All’inizio dell’anno le obbligazioni offrivano rendimenti che non si vedevano dai tempi della grande crisi. Molti investitori (in particolare nell’Europa continentale) hanno deciso di assicurarsi un tasso di rendimento effettivo a scadenza interessante investendo in fondi obbligazionari a scadenza fissa, prevalentemente IG e in una certa misura anche HY – per chiarire, ad esempio, al momento è ancora possibile ottenere circa l’8% di rendimento sui segmenti BB/B+.
Gli investitori hanno chiesto consulenza e la maggior parte ha optato per la gestione attiva per paura di investire in società zombie in un momento di contrazione della liquidità e di alti livelli di debito (pubblico e privato).
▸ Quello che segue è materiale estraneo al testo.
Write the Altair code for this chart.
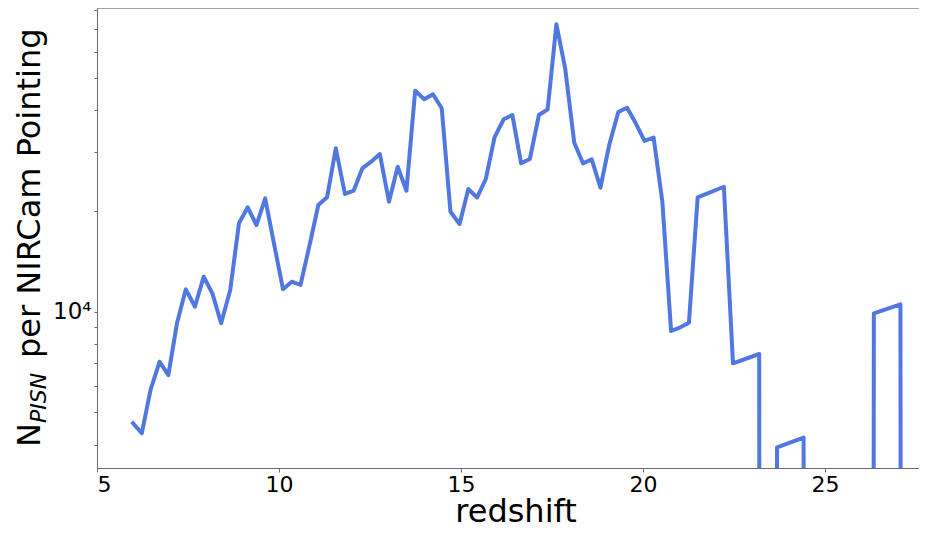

Nello spazio offshore statunitense e nel Regno Unito, gli investitori hanno privilegiato i titoli di Stato a breve termine (Treasury a 2 anni e Gilt) per il loro rendimento interessante, ma soprattutto per la loro mancanza di duration, a seguito di una doppia fase di mercato orso sia sul fronte obbligazionario che azionario nel 2022 che ha impattato sugli investitori retail/wholesale. Notevole anche il forte appetito degli investitori per il debito, sia governativo che societario, dei Paesi emergenti per molteplici ragioni, tra cui: rendimento, prospettiva di una flessione del biglietto verde, l’upgrade dei rating EM e quella che sembra essere un’inflazione contenuta meglio in alcuni Paesi emergenti rispetto ai mercati sviluppati.
Il reddito fisso non ha mantenuto la promessa di un forte rimbalzo nel 1° semestre 2023, ma non sono mancate obbligazioni che hanno offerto buoni rendimenti. L’HY ha avuto una corsa fantastica dall’inizio dell’anno, ma è opinione comune sia diventato costoso. Inoltre, il debito immobiliare commerciale inizia a dare qualche dubbio e l’HY verrebbe visto come il tramite di un potenziale evento creditizio sistemico.
In base ai portafogli che abbiamo analizzato, sembra tuttavia che l’interesse per le obbligazioni sia ancora forte. Osserviamo che le obbligazioni governative a lungo termine (7 o più anni – la parte lunga della curva), che quest’anno sono state per lo più evitate nella maggior parte dei portafogli retail/Wholesale, stiano iniziando a rientrare nei portafogli grazie alla stabilizzazione dei tassi a lungo termine e alla riduzione dell’inflazione.
Più in generale, si può dire che gli investitori hanno voltato pagina rispetto al denaro facile/QE e i prodotti a tasso stanno tornando a far parte dei portafogli. Ciò sembra avvenire a scapito di altre asset class, come le azioni, per le quali molti investitori hanno assistito al rally di fine anno senza parteciparvi.
Nei portafogli istituzionali abbiamo riscontrato un forte interesse per il debito infrastrutturale, soprattutto perché è ancorato all’inflazione, ma anche perché è un modo per finanziare contemporaneamente un progetto di transizione verde/energetica. A questo proposito, è probabile che il finanziamento della transizione energetica diventi presto un tema caldo, anche perché avrà un impatto sui tassi e sull’allocazione del capitale a livello globale.